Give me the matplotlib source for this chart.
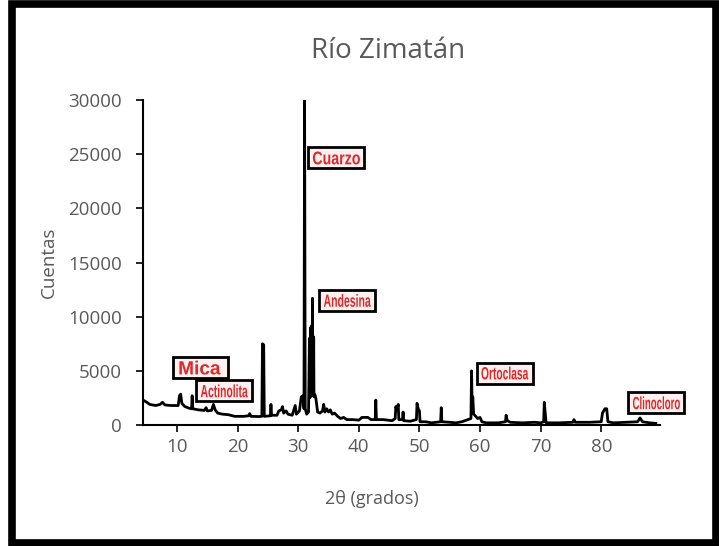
import matplotlib
matplotlib.use("Agg")
import matplotlib.pyplot as plt
from matplotlib.patches import Rectangle, PathPatch
from matplotlib.textpath import TextPath
from matplotlib.font_manager import FontProperties
from matplotlib.transforms import Affine2D, IdentityTransform

# Difractograma - Río Zimatán
dos_theta = [4.4, 5.0, 5.5, 6.5, 7.2, 7.6, 8.0, 9.0, 10.2, 10.4, 10.6, 10.8, 11.3,
             12.0, 12.4, 12.5, 12.6, 13.5, 14.5, 14.8, 15.0, 15.7, 16.0, 16.3, 16.7,
             17.5, 18.5, 19.5, 21.0, 21.8, 22.0, 22.2, 23.5, 24.0, 24.1, 24.3, 24.4,
             25.4, 25.5, 25.6, 26.5, 26.8, 27.2, 27.4, 27.6, 28.0, 28.3, 29.0, 29.5,
             29.7, 30.2, 30.5, 30.8, 30.95, 31.05, 31.15, 31.4, 31.7, 31.85, 31.9,
             31.95, 32.0, 32.05, 32.1, 32.15, 32.2, 32.25, 32.3, 32.35, 32.4, 32.45,
             32.5, 32.55, 32.6, 32.75, 32.9, 33.2, 33.6, 34.0, 34.2, 34.4,
             34.7, 35.0, 35.3, 35.6, 36.0, 36.5, 37.0, 37.5, 38.0, 39.0, 40.0, 40.5,
             41.5, 42.0, 42.7, 42.8, 42.9, 44.0, 45.5, 46.0, 46.1, 46.3, 46.5, 46.6,
             47.2, 47.3, 47.4, 48.5, 49.5, 49.6, 49.8, 50.0, 50.1, 51.0, 52.0, 53.5,
             53.6, 53.7, 55.0, 56.0, 57.0, 58.0, 58.5, 58.6, 58.7, 58.8, 58.95, 59.3,
             59.6, 60.0, 60.3, 61.0, 63.0, 64.2, 64.3, 64.5, 65.0, 67.0, 69.0, 70.0,
             70.5, 70.6, 70.75, 70.9, 73.0, 75.3, 75.5, 75.7, 78.0, 80.0, 80.2, 80.4,
             80.6, 80.9, 81.1, 82.0, 84.0, 86.0, 86.4, 86.8, 88.0, 89.0]
cuentas = [2300, 2100, 1900, 1800, 1900, 2100, 1850, 1800, 1800, 2700, 2850, 2000, 1700,
           1550, 1500, 2700, 1500, 1400, 1350, 1600, 1300, 1350, 1900, 1400, 1100,
           1000, 950, 800, 800, 850, 1050, 800, 780, 800, 7500, 7400, 800,
           850, 1900, 900, 900, 1300, 1400, 1700, 1100, 1300, 1000, 900, 1800,
           1000, 1300, 2600, 2700, 1500, 30000, 1500, 1000, 1200, 8000, 2500,
           7800, 2600, 9000, 3000, 8500, 2800, 9200, 3000, 11700, 2900, 8200,
           2700, 8100, 2600, 2800, 2500, 1200, 1100, 1300, 1900, 1200,
           1500, 1200, 1400, 1000, 1100, 800, 600, 700, 500, 500, 450, 700,
           700, 500, 500, 2300, 500, 500, 400, 600, 1700, 1400, 1900, 500,
           500, 1200, 400, 350, 500, 2000, 1500, 1300, 300, 300, 200, 300,
           1600, 300, 250, 200, 300, 500, 600, 5000, 1500, 2600, 1000, 800,
           600, 700, 300, 200, 200, 300, 900, 400, 250, 200, 250, 200,
           300, 2100, 1100, 200, 200, 250, 500, 250, 250, 300, 1100, 1300,
           1500, 1500, 300, 200, 250, 300, 650, 300, 200, 150]

minerales = ["Mica", "Actinolita", "Cuarzo", "Andesina", "Ortoclasa", "Clinocloro"]
etiqueta_x = [13.8, 17.8, 36.3, 38.1, 64.1, 89.1]
etiqueta_y = [5300, 3150, 24650, 11500, 4800, 2050]

gris = "#595959"
rojo = "#e02828"
plt.rcParams["font.family"] = ["Open Sans", "DejaVu Sans"]

fig = plt.figure(figsize=(7.19, 5.46), dpi=100)
ax = fig.add_axes([0.199, 0.2216, 0.719, 0.5952])

ax.plot(dos_theta, cuentas, color="black", lw=2)

ax.set_xlim(4.4, 89.7)
ax.set_ylim(0, 30000)
ax.set_xticks(range(10, 90, 10))
ax.set_yticks(range(0, 30001, 5000))
for s in ["top", "right"]:
    ax.spines[s].set_visible(False)
for s in ["left", "bottom"]:
    ax.spines[s].set_linewidth(1.5)
ax.tick_params(colors="black", labelcolor=gris, labelsize=13.5, length=5, width=1.2)
ax.tick_params(axis="x", pad=4)
ax.tick_params(axis="y", pad=10)

ax.set_title("Río Zimatán", fontsize=20, color=gris, pad=30, x=0.474)
ax.set_xlabel("2θ (grados)", fontsize=13, color=gris, labelpad=24)
ax.xaxis.set_label_coords(0.443, -0.2)
ax.set_ylabel("Cuentas", fontsize=13.5, color=gris, labelpad=8)

# etiquetas de fases: texto condensado dentro de cajas (coordenadas en pixeles)
negrita = FontProperties(family="Liberation Sans", weight="bold")
for i, nombre in enumerate(minerales):
    cx, cy = ax.transData.transform((etiqueta_x[i], etiqueta_y[i]))
    tp = TextPath((0, 0), nombre, size=18, prop=negrita)
    if nombre == "Mica":
        ancho_max, alto, caja_w = 42, 14, 55
    else:
        ancho_max, alto, caja_w = 47, 13, 56
    bb = tp.get_extents()
    sy = alto / bb.height
    sx = min(sy, ancho_max / bb.width)
    tr = (Affine2D().translate(-bb.x0 - bb.width / 2, -bb.y0 - bb.height / 2)
          .scale(sx, sy).translate(cx, cy))
    caja = Rectangle((cx - caja_w / 2, cy - 10.5), caja_w, 21,
                     transform=IdentityTransform(), fc="#fdf0f0", ec="black",
                     lw=2, clip_on=False, zorder=4)
    fig.patches.append(caja)
    fig.patches.append(PathPatch(tp, transform=tr, fc=rojo, ec="none",
                                 clip_on=False, zorder=5))

# marco negro
fig.patches.append(Rectangle((12 / 719, 3.5 / 546), 703.5 / 719, 539 / 546,
                             transform=fig.transFigure, fill=False,
                             ec="black", lw=5.5))

fig.savefig("out.png", dpi=100)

— Exercise instructions —
Set down again, exactly, the lines of the material above from its first line to the one with "from matplotlib.transforms import", inclusive. Leave the pictures out.

— Reply to the task —
Give me the matplotlib source for this chart.
import matplotlib
matplotlib.use("Agg")
import matplotlib.pyplot as plt
from matplotlib.patches import Rectangle, PathPatch
from matplotlib.textpath import TextPath
from matplotlib.font_manager import FontProperties
from matplotlib.transforms import Affine2D, IdentityTransform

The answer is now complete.